Basın kuruluşları, çalışanlar ve okurlar, faşist yasakçı bu zihniyetin basına yönelik saldırılarını kabullenmemekle başlayabilir bir şeyler yapmaya. Özgür basın kuruluşlarında çalışan arkadaşlarımız, büyük emekler sarf ediyor, bu çabaya hak ettiği değeri vermek önemli. Özgür basın kuruluşları, okurlarından sansüre karşı mücadelelerinde omuz verilmesini bekliyor. Özgür basının farklı kolları ise birbiri ile dayanışmayı her zamankinden daha fazla sağlamalı. Ortak faaliyet kanallarının oluşturulması için çaba eksik olmamalı. Halkın özgürlüğünün sağlandığı koşullar, basının özgürlüğünü de sağlayacaktır. O zamana kadar basın alanındaki faaliyetlerimiz, aynı zamanda basın özgürlüğü için de mücadele ile geçecek gibi görünüyor."

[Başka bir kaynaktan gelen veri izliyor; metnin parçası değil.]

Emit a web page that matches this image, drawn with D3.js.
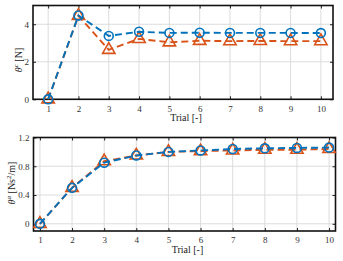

'HALKIMIZ GERÇEKLERİ KAYIT ALTINA ALMALI'
Basın özgürlüğünün sağlanmasıyla ülkenin demokratikleşmesini aynı paralelde ele alan Yılmaz'ın görüşü ise şöyle:
"Çözüm, Kürt sorununun köklü çözümüdür, bu da demokratik özerkliğin kabulüyle olur. Dolayısıyla Türkiye’nin demokratikleşmesi gerekiyor. Bu sorunun aşılması ile beraber ancak basın kendisi için yol ve yöntem arayışına girer. Türkiye’deki emek ve meslek kuruluşlarının sessizliği ve uluslararası basın kuruluşların kulak tıkaması bu sorunu büyütüyor ve ağırlaştırıyor. Öncelikle basın bu sorunu aşmalı. Kürt basını konusunda da şu süreçte yapılacak en acil şey; halkımız ve haber kaynaklarımız olduğu yerde bize ulaşmalı. Yaşananları kayıt altına almalı ve bizlere ulaştırmalıdır. Bu yöntemle baskının üstesinden gelebiliriz, diye düşünüyorum."